Es ist ein legitimes Anliegen des Bezirksamts, sich für die Parkraumbewirtschaftung stark zu machen. Dabei mag es der bequemste Weg sein, die Bürger nicht erneut zu befragen, jedoch ist dies eine herbe Beschädigung der Bürgerbeteiligung. Das Signal, welches von dem Übergehen des Bürgerentscheids ausgeht, ist, dass ein Entscheid immer nur so viel Wert ist, wie die aktuell Regierenden von dem Ergebnis halten. Die Kultur, die dieses Vorgehen entfaltet, ist jene von nach Anstandsfristen stets wieder aufgehobenen Volks- und Bürgerentscheiden. Es liegt in der Natur der Sache, dass ein Bezirksamt gegen das Anliegen eines Bürgerentscheids ist. Wäre ein Bezirksamt stets mit dem Anliegen eines Bürgerbegehrens d’accord, würde es keine Bürgerentscheide geben. Gerade deswegen, weil ein Bezirksamt zumeist politisch gegen das Ansinnen eines Bürgerentscheids ist, hat es mit dem Ergebnis von diesen mit besonderer Sorgfalt umzugehen. Es ist ein formal festgehaltener Ausdruck des Bürgerwillens und ein Bezirksamt hat zuvorderst die Interessen der Bürgerschaft zu beachten und nicht jene des eigenen Parteibuchs. Ein Bezirksamt, welches sich in Lauerstellung darauf begibt, einen gültigen Bürgerentscheid zu konterkarieren, sobald dieser „überholt“ ist, handelt nicht im Interesse der Bürgerschaft.
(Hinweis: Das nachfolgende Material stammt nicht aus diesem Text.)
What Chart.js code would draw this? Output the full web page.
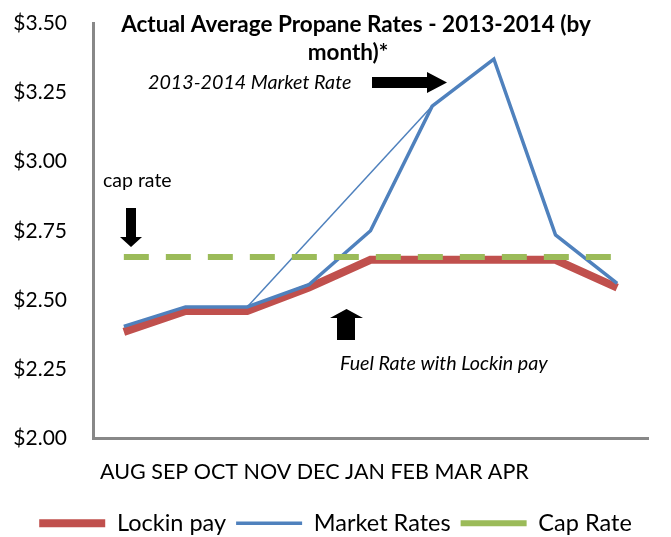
<!DOCTYPE html>
<html>
<head>
<meta charset="utf-8">
<script src="https://cdn.jsdelivr.net/npm/chart.js@4.4.0/dist/chart.umd.min.js"></script>
<style>
  html, body { margin: 0; padding: 0; background: #fff; }
  #wrap { width: 671px; height: 537px; }
</style>
</head>
<body>
<div id="wrap"><canvas id="propaneChart"></canvas></div>
<script>
const months = ['AUG', 'SEP', 'OCT', 'NOV', 'DEC', 'JAN', 'FEB', 'MAR', 'APR'];
const lockinPay = [2.385, 2.46, 2.46, 2.545, 2.645, 2.645, 2.645, 2.645, 2.545];
const marketRates = [2.405, 2.475, 2.475, 2.555, 2.75, 3.20, 3.37, 2.735, 2.56];
const marketTrend = [null, null, 2.475, null, null, 3.20, null, null, null];
const capRate = [2.655, 2.655, 2.655, 2.655, 2.655, 2.655, 2.655, 2.655, 2.655];
const yTicks = [2.00, 2.25, 2.50, 2.75, 3.00, 3.25, 3.50];

Chart.defaults.font.family = 'Lato, "Open Sans", sans-serif';
Chart.defaults.color = '#000';

// arrows + free text from the original sheet
const drawArrow = (ctx, pts) => {
    ctx.beginPath();
    ctx.moveTo(pts[0][0], pts[0][1]);
    pts.slice(1).forEach(p => ctx.lineTo(p[0], p[1]));
    ctx.closePath();
    ctx.fill();
};

const notesPlugin = {
    id: 'notes',
    afterDraw(chart) {
        const ctx = chart.ctx;
        ctx.save();
        ctx.fillStyle = '#000';
        ctx.textBaseline = 'middle';

        ctx.textAlign = 'center';
        ctx.font = 'bold 22.5px Lato';
        ctx.fillText('Actual Average Propane Rates - 2013-2014 (by', 356, 25);
        ctx.fillText('month)*', 348, 53);

        ctx.textAlign = 'left';
        ctx.font = 'italic 19.7px Lato';
        ctx.fillText('2013-2014 Market Rate', 148, 83);
        ctx.fillText('Fuel Rate with Lockin pay', 340, 364);
        ctx.font = '19.5px Lato';
        ctx.fillText('cap rate', 103, 181);
        ctx.font = '21.5px Lato';
        ctx.fillText(months.join(' '), 100, 472);

        drawArrow(ctx, [[372, 77], [427, 77], [427, 72], [447, 82.5], [427, 93], [427, 88], [372, 88]]);
        drawArrow(ctx, [[126, 208], [136, 208], [136, 237], [142, 237], [131, 247], [120, 237], [126, 237]]);
        drawArrow(ctx, [[346.5, 309], [363, 318], [355, 318], [355, 340], [337, 340], [337, 318], [330, 318]]);
        ctx.restore();
    }
};

const ctx = document.getElementById('propaneChart').getContext('2d');

window.propaneChart = new Chart(ctx, {
    type: 'line',
    data: {
        labels: months,
        datasets: [{
            label: 'Lockin pay',
            data: lockinPay,
            borderColor: '#C0504D',
            backgroundColor: '#C0504D',
            borderWidth: 8,
            pointRadius: 0,
            order: 3
        }, {
            label: 'Market Rates',
            data: marketRates,
            borderColor: '#4F81BD',
            backgroundColor: '#4F81BD',
            borderWidth: 3.5,
            pointRadius: 0,
            order: 2
        }, {
            label: '',
            data: marketTrend,
            borderColor: '#4F81BD',
            borderWidth: 1.5,
            pointRadius: 0,
            spanGaps: true,
            order: 2
        }, {
            label: 'Cap Rate',
            data: capRate,
            borderColor: '#9BBB59',
            backgroundColor: '#9BBB59',
            borderWidth: 6,
            borderDash: [25, 17],
            pointRadius: 0,
            order: 1
        }]
    },
    options: {
        responsive: true,
        maintainAspectRatio: false,
        animation: false,
        layout: {
            padding: { top: 23, right: 0, left: 0, bottom: -8 }
        },
        plugins: {
            legend: {
                display: true,
                position: 'bottom',
                labels: {
                    usePointStyle: true,
                    pointStyle: 'line',
                    pointStyleWidth: 66,
                    padding: 10,
                    font: { size: 23.5 },
                    filter: item => item.text !== '',
                    sort: (a, b) => a.datasetIndex - b.datasetIndex
                }
            },
            tooltip: { enabled: false }
        },
        scales: {
            x: {
                offset: true,
                grid: { display: false },
                border: { color: '#888', width: 3 },
                ticks: { display: false },
                afterFit: scale => { scale.height = 63; }
            },
            y: {
                min: 2,
                max: 3.5,
                grid: { display: false, drawTicks: false },
                border: { color: '#888', width: 3 },
                ticks: {
                    padding: 26,
                    font: { size: 21 },
                    callback: v => '$' + Number(v).toFixed(2)
                },
                afterBuildTicks: scale => { scale.ticks = yTicks.map(v => ({ value: v })); },
                afterFit: scale => {
                    scale.width = 93;
                    scale.paddingTop = 0;
                    scale.paddingBottom = 0;
                }
            },
            // empty right gutter so the plot stops short of the edge
            yRight: {
                position: 'right',
                grid: { display: false },
                border: { display: false },
                ticks: { display: false },
                afterFit: scale => {
                    scale.width = 23;
                    scale.paddingTop = 0;
                    scale.paddingBottom = 0;
                }
            }
        }
    },
    plugins: [notesPlugin]
});
</script>
</body>
</html>
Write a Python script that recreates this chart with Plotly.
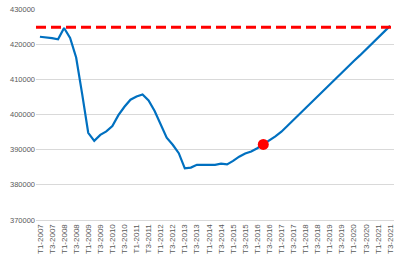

Regierende Parteien sollten sich immer bewusst sein, dass sie die Macht nicht gepachtet haben. Entsprechend sollten sie auch mit einer Opposition aus der Zivilgesellschaft in Form von Bürgerentscheiden umgehen. Auch das aktuelle Bezirksamt sollte so mit einem Bürgerentscheid umgehen, wie sie es sich wünschen würden, wenn sie in der Opposition wären.

Die Meinung, der Wind habe sich auch in der Bürgerschaft gedreht und entsprechend sei die Einführung der Parkraumbewirtschaftung angebracht, könnte berechtigt sein. Jedoch ist dies eine subjektive Einschätzung. Das Bezirksamt kann nicht wissen, wie die Bürger zu diesem Thema heute entscheiden würden. Die Argumentation, dass mit der Wahl 2021 der Bürgerwille zu dem Thema ausgedrückt wurde, trägt genauso stark/wenig wie die Argumentation 2007, dass bei der Wahl 2006 der Wille zur Parkraumbewirtschaftung explizit ausgedrückt wurde. Beide aus den Wahlen hervorgehende Bezirksämter waren bzw. sind für die Ausweitung der Parkraumbewirtschaftung. Die FDP-Fraktion kommt in der Einschätzung des aktuellen Bürgerwillens zudem zu einem anderen Schluss als das Bezirksamt. Gemeinsam könnte man jedoch herausfinden, was die Meinung der Bürgerschaft ist.

Mit dem „Ratsbegehren“ ist der Bezirksverordnetenversammlung ein Instrument an die Hand gegeben, welches genau für diese Situation maßgeschneidert ist. Es gibt einen gültigen Bürgerentscheid, den die Zählgemeinschaft gerne aufheben möchte. Ein von der BVV initiierter Bürgerentscheid könnte den alten Bürgerentscheid aufheben. Wenn die Bürger, ihre Entscheid von 2007 bestätigen, sollte dies jedoch ebenfalls respektiert werden.

Es wird argumentiert, es sei nicht Aufgabe des Bezirksamts, Bürgerentscheide anzustoßen. Jedoch gibt es genau für diese Konstellation den § 46 Abs. 4 BezVerwG. Mit diesem kann sich das Bezirksamt vergewissern, dass sich der Wind in der Bürgerschaft tatsächlich gedreht hat. Diese Vergewisserung mag nervig sein, sie ist aber die aus demokratischer Sicht gebotene.